Verizon (s vz) has come out against Nortel (s nt) selling its enterprise telephony business to Avaya, which has offered about $475 million for it, because neither the seller nor the buyer want to take on the contracts to service the equipment currently installed in U.S. government and business offices. Verizon provides connectivity to those offices (and the devices in them) and is worried that it would be stuck with any equipment that fell into disrepair. Put another way: Verizon might be forced to pay for new gear, which would cut into the fat margins on those government contracts. Verizon has filed a motion to block the sale, which you can read here.
Om,
Enterprice network is all about VOIP, which Nortel happily provided and supported.
http://products.nortel.com/go/product_content.jsp?segId=0&catId=null&parId=0&prod_id=37501&locale=en-US
http://products.nortel.com/go/product_content.jsp?segId=0&catId=null&parId=0&prod_id=59140&locale=en-US
Basically AVAYA is milking money here. they want to buy Nortel stuff for cheap, then charge Verizon on service and upgrades.

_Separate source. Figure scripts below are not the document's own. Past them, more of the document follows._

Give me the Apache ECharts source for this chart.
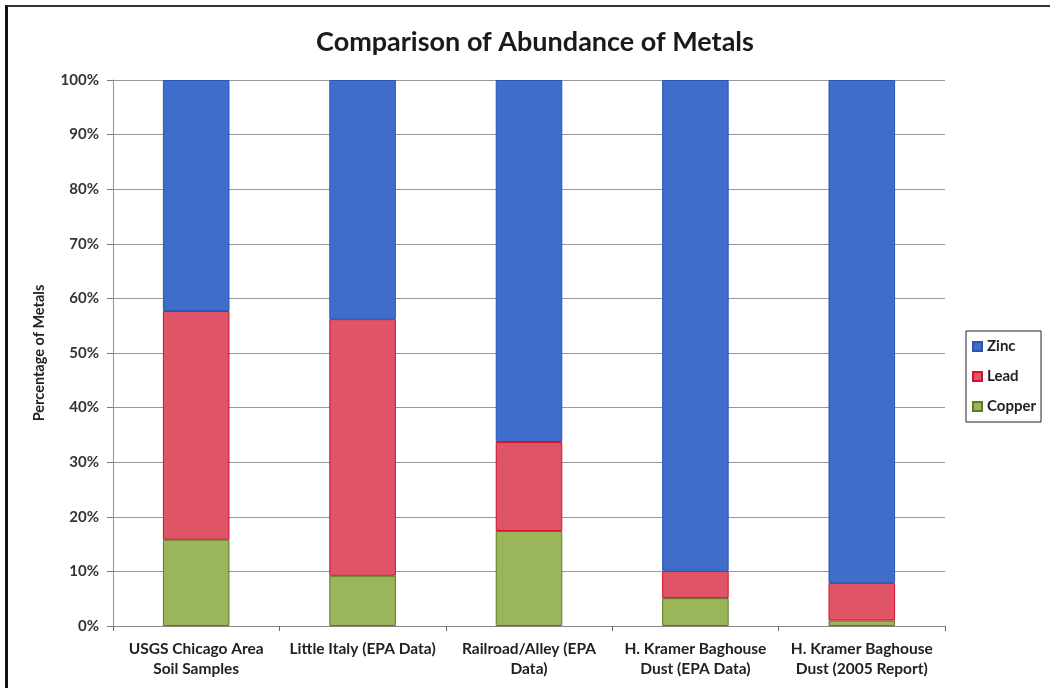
<!DOCTYPE html>
<html><head><meta charset="utf-8">
<script src="https://cdn.jsdelivr.net/npm/echarts@6/dist/echarts.min.js"></script>
<style>
html,body{margin:0;padding:0;background:#fff;}
#frame{position:absolute;left:0;top:0;width:1050px;height:688px;}
#border{position:absolute;left:5px;top:5px;width:1050px;height:690px;border-left:3px solid #111;border-top:2px solid #333;box-sizing:border-box;pointer-events:none;}
#c{position:absolute;left:0;top:0;width:1050px;height:688px;}
</style></head>
<body>
<div id="frame"><div id="c"></div><div id="border"></div></div>
<script>
const categories = ["USGS Chicago Area\nSoil Samples", "Little Italy (EPA Data)", "Railroad/Alley (EPA\nData)", "H. Kramer Baghouse\nDust (EPA Data)", "H. Kramer Baghouse\nDust (2005 Report)"];
const copper = [15.8, 9.2, 17.4, 5.1, 1.0];
const lead = [41.9, 47.0, 16.3, 5.0, 6.9];
const zinc = [42.3, 43.8, 66.3, 89.9, 92.1];
const yTicks = [0, 10, 20, 30, 40, 50, 60, 70, 80, 90, 100];

const font = 'Lato, "Open Sans", sans-serif';
const chart = echarts.init(document.getElementById('c'), null, {renderer: 'canvas'});
chart.setOption({
  animation: false,
  backgroundColor: '#fff',
  title: {
    text: 'Comparison of Abundance of Metals',
    left: 530, top: 24, textAlign: 'center',
    textStyle: {fontFamily: font, fontWeight: 'bold', fontSize: 27, color: '#1a1a1a'}
  },
  legend: {
    orient: 'vertical', left: 966, top: 331,
    data: ['Zinc', 'Lead', 'Copper'],
    itemWidth: 9, itemHeight: 9, itemGap: 15, icon: 'rect',
    borderColor: '#222', borderWidth: 1, padding: [8, 5, 8, 6],
    textStyle: {fontFamily: font, fontWeight: 'bold', fontSize: 15, color: '#222'}
  },
  grid: {left: 113, right: 105, top: 80, bottom: 62, containLabel: false},
  xAxis: {
    type: 'category', data: categories,
    axisLine: {lineStyle: {color: '#888'}},
    axisTick: {show: true, length: 5, lineStyle: {color: '#666'}},
    axisLabel: {interval: 0, fontFamily: font, fontWeight: 'bold', fontSize: 15.5, color: '#222', lineHeight: 20, margin: 13}
  },
  yAxis: {
    type: 'value', min: 0, max: 100, interval: 10,
    name: 'Percentage of Metals', nameLocation: 'middle', nameGap: 66, nameRotate: 90,
    nameTextStyle: {fontFamily: font, fontWeight: 'bold', fontSize: 14.5, color: '#222'},
    axisLine: {show: true, lineStyle: {color: '#8890b0'}},
    axisTick: {show: true, length: 6, inside: false, lineStyle: {color: '#777'}},
    splitLine: {lineStyle: {color: '#999', width: 1}},
    axisLabel: {fontFamily: font, fontWeight: 'bold', fontSize: 15, color: '#333', margin: 14,
      formatter: v => yTicks.includes(v) ? v + '%' : ''}
  },
  series: [
    {name: 'Copper', type: 'bar', stack: 'm', data: copper, barWidth: '40%',
     itemStyle: {color: '#9bb55a', borderColor: '#5e7a22', borderWidth: 1}},
    {name: 'Lead', type: 'bar', stack: 'm', data: lead, barWidth: '40%',
     itemStyle: {color: '#e05468', borderColor: '#d0102c', borderWidth: 1}},
    {name: 'Zinc', type: 'bar', stack: 'm', data: zinc, barWidth: '40%',
     itemStyle: {color: '#3f6dc9', borderColor: '#2a55b8', borderWidth: 1}}
  ]
});
</script>
</body></html>
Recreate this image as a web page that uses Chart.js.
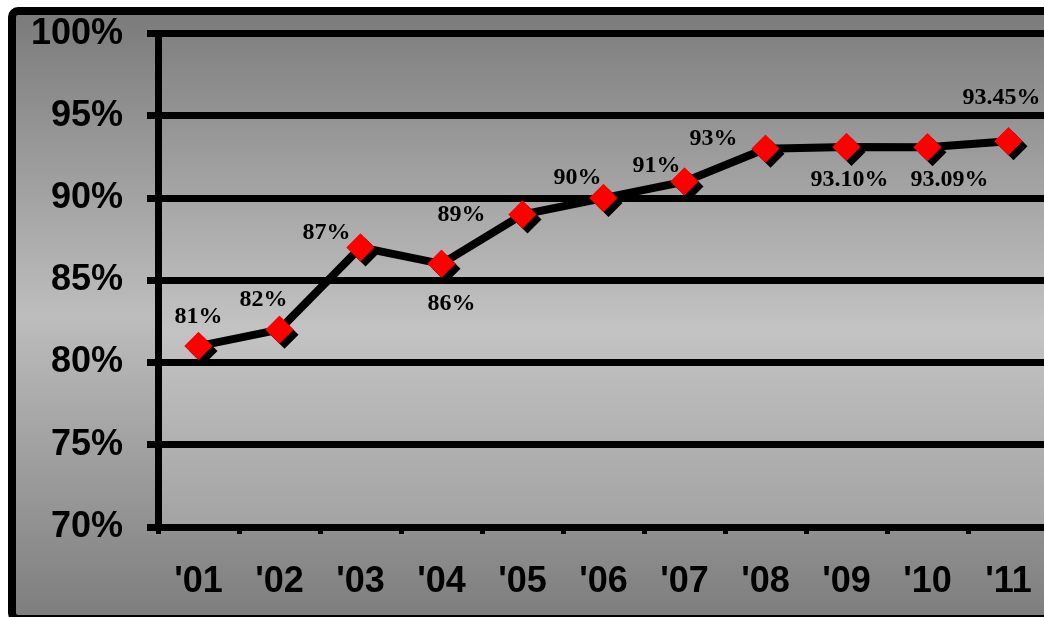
<!DOCTYPE html>
<html>
<head>
<meta charset="utf-8">
<script src="https://cdn.jsdelivr.net/npm/chart.js@4"></script>
<style>
  html, body { margin: 0; padding: 0; background: #fff; overflow: hidden; width: 1044px; height: 617px; }
  #frame {
    position: absolute; left: 8px; top: 7px;
    width: 1060px; height: 600px;
    border: 8px solid #000; border-radius: 10px;
    background: linear-gradient(to bottom, #7b7b7b 0%, #bdbdbd 50%, #7e7e7e 100%);
  }
  canvas { display: block; position: relative; top: -27px; }
</style>
</head>
<body>
<div id="frame"><canvas id="myChart" width="1060" height="626"></canvas></div>
<script>
const years = ["'01", "'02", "'03", "'04", "'05", "'06", "'07", "'08", "'09", "'10", "'11"];
const rates = [81, 82, 87, 86, 89, 90, 91, 93, 93.10, 93.09, 93.45];
const yTicks = [70, 75, 80, 85, 90, 95, 100];

// where each value label sits, relative to its point (px)
const labelOffsets = [[0, -29], [-16, -30], [-34, -15], [10, 40], [-61, 0], [-26, -20],
                      [-28, -16], [-52, -10], [3, 33], [22, 33], [-7, -44]];

const plotBg = {
  id: 'plotBg',
  beforeDraw(chart) {
    const { ctx, chartArea: a } = chart;
    const g = ctx.createLinearGradient(0, a.top, 0, a.bottom);
    g.addColorStop(0, '#818181');
    g.addColorStop(0.6, '#c3c3c3');
    g.addColorStop(1, '#a3a3a3');
    ctx.save();
    ctx.fillStyle = g;
    ctx.fillRect(a.left, a.top, a.right - a.left, a.bottom - a.top);
    ctx.restore();
  }
};

// redraw the markers with a hard black drop shadow
const markerShadow = {
  id: 'markerShadow',
  afterDatasetsDraw(chart) {
    const c = chart.ctx;
    const meta = chart.getDatasetMeta(0);
    c.save();
    c.shadowColor = '#000';
    c.shadowBlur = 0;
    c.shadowOffsetX = 5;
    c.shadowOffsetY = 5;
    meta.data.forEach(pt => pt.draw(c, chart.chartArea));
    c.restore();
  }
};

const valueLabels = {
  id: 'valueLabels',
  afterDatasetsDraw(chart) {
    const ctx = chart.ctx;
    const meta = chart.getDatasetMeta(0);
    ctx.save();
    ctx.font = 'bold 24px "Liberation Serif", "Times New Roman", serif';
    ctx.fillStyle = '#000';
    ctx.textAlign = 'center';
    ctx.textBaseline = 'middle';
    meta.data.forEach((pt, i) => {
      const v = rates[i];
      const txt = (Number.isInteger(v) ? v : v.toFixed(2)) + '%';
      const off = labelOffsets[i];
      ctx.fillText(txt, pt.x + off[0], pt.y + off[1]);
    });
    ctx.restore();
  }
};

const ctx = document.getElementById('myChart');
const myChart = new Chart(ctx, {
  type: 'line',
  data: {
    labels: years,
    datasets: [{
      data: rates,
      borderColor: '#000',
      borderWidth: 8,
      tension: 0,
      pointStyle: 'rectRot',
      pointRadius: 14,
      pointHoverRadius: 14,
      pointBackgroundColor: '#ff0000',
      pointBorderWidth: 0
    }]
  },
  options: {
    responsive: false,
    animation: false,
    devicePixelRatio: 1,
    layout: { padding: { top: -9, right: 27, left: 0, bottom: 0 } },
    plugins: { legend: { display: false }, tooltip: { enabled: false } },
    scales: {
      x: {
        offset: true,
        grid: { offset: true, drawOnChartArea: false, color: '#000', lineWidth: 5, tickLength: 7 },
        border: { color: '#000', width: 7 },
        ticks: {
          color: '#000',
          padding: 26,
          maxRotation: 0,
          font: { family: 'Liberation Sans', size: 36, weight: 'bold' }
        },
        afterFit(s) { s.height = 87; }
      },
      y: {
        min: 70,
        max: 100,
        afterBuildTicks(s) { s.ticks = yTicks.map(v => ({ value: v })); },
        grid: { color: '#000', lineWidth: 7, tickLength: 11 },
        border: { color: '#000', width: 7 },
        ticks: {
          color: '#000',
          padding: 24,
          font: { family: 'Liberation Sans', size: 36, weight: 'bold' },
          callback: v => v + '%'
        },
        afterFit(s) { s.width = 142; }
      }
    }
  },
  plugins: [plotBg, markerShadow, valueLabels]
});
</script>
</body>
</html>
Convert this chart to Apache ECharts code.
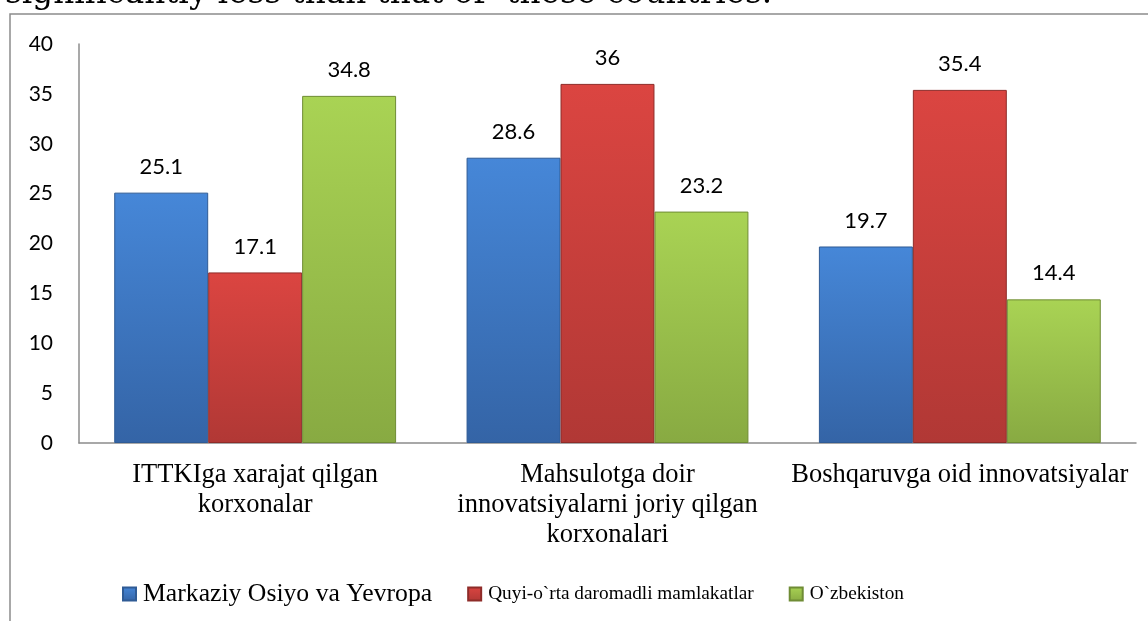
<!DOCTYPE html>
<html>
<head>
<meta charset="utf-8">
<script src="https://cdn.jsdelivr.net/npm/echarts@6/dist/echarts.min.js"></script>
<style>
  html, body { margin: 0; padding: 0; background: #fff; }
  #chart { width: 1148px; height: 621px; }
</style>
</head>
<body>
<div id="chart"></div>
<script>
// chart data
const categories = [
  "ITTKIga xarajat qilgan\nkorxonalar",
  "Mahsulotga doir\ninnovatsiyalarni joriy qilgan\nkorxonalari",
  "Boshqaruvga oid innovatsiyalar"
];
const seriesNames = [
  "Markaziy Osiyo va Yevropa",
  "Quyi-o`rta daromadli mamlakatlar",
  "O`zbekiston"
];
const centralAsiaEurope = [25.1, 28.6, 19.7];
const lowerMiddleIncome = [17.1, 36, 35.4];
const uzbekistan = [34.8, 23.2, 14.4];
const yTicks = [0, 5, 10, 15, 20, 25, 30, 35, 40];

// bar colours (top, bottom, border)
const colors = [
  ["#4687d8", "#3464a6", "#2f5b95"],
  ["#db4541", "#b13835", "#8e2c29"],
  ["#a9d354", "#88aa42", "#6f8c35"]
];

function grad(c) {
  return new echarts.graphic.LinearGradient(0, 0, 0, 1, [
    { offset: 0, color: c[0] },
    { offset: 1, color: c[1] }
  ]);
}

const chart = echarts.init(document.getElementById("chart"));

const values = [centralAsiaEurope, lowerMiddleIncome, uzbekistan];

chart.setOption({
  animation: false,
  grid: { left: 79, right: 12, top: 44, bottom: 178 },
  graphic: [
    {
      type: "text",
      x: 5,
      y: 11,
      style: {
        text: "significantly less than that of  these countries.",
        font: "32.7px 'DejaVu Serif'",
        fill: "#000",
        verticalAlign: "bottom"
      }
    },
    {
      type: "polyline",
      shape: { points: [[10, 640], [10, 14], [1160, 14]] },
      style: { stroke: "#8c8c8c", lineWidth: 1.5, fill: null }
    }
  ],
  legend: {
    left: 117,
    top: 576,
    itemWidth: 13,
    itemHeight: 13,
    itemGap: 35,
    icon: "rect",
    data: seriesNames,
    // the first legend entry is drawn wider than the other two in the source
    formatter: (name) => (name === seriesNames[0] ? "{a|" + name + "}" : "{b|" + name + "}"),
    textStyle: {
      fontFamily: "Liberation Serif",
      color: "#000",
      padding: [0, 0, 0, 2],
      rich: {
        a: { fontFamily: "Liberation Serif", fontSize: 25.7, color: "#000" },
        b: { fontFamily: "Liberation Serif", fontSize: 19.3, color: "#000" }
      }
    }
  },
  xAxis: {
    type: "category",
    data: categories,
    axisLine: { lineStyle: { color: "#8c8c8c", width: 1.5 } },
    axisTick: { show: false },
    axisLabel: {
      interval: 0,
      margin: 17,
      verticalAlign: "top",
      fontFamily: "Liberation Serif",
      fontSize: 26.5,
      lineHeight: 30,
      color: "#000"
    }
  },
  yAxis: {
    type: "value",
    min: yTicks[0],
    max: yTicks[yTicks.length - 1],
    interval: 5,
    splitLine: { show: false },
    axisLine: { show: true, lineStyle: { color: "#8c8c8c", width: 1.5 } },
    axisTick: { show: false },
    axisLabel: {
      margin: 26,
      fontFamily: "Lato",
      fontSize: 21,
      color: "#000"
    }
  },
  series: seriesNames.map((name, i) => ({
    name: name,
    type: "bar",
    data: values[i],
    barGap: "0%",
    barCategoryGap: "20%",
    itemStyle: {
      color: grad(colors[i]),
      borderColor: colors[i][2],
      borderWidth: 1
    },
    label: {
      show: true,
      position: "top",
      distance: 15,
      fontFamily: "Lato",
      fontSize: 22,
      color: "#000"
    }
  }))
});
</script>
</body>
</html>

I remember how the split of AVAYA from Lucent was wrote as AVAYA will focus on VOIP ( lesser technology) while the mother ship Lucent was supposedly work on optical ( money cutting edge) and such.
We know what happened after the split.
Now back to reality , Verizon is ( was , and always) conservative , never spends that “much” money for maintaining their service.
They might want Avaya to provide some guarantee for service after the sale.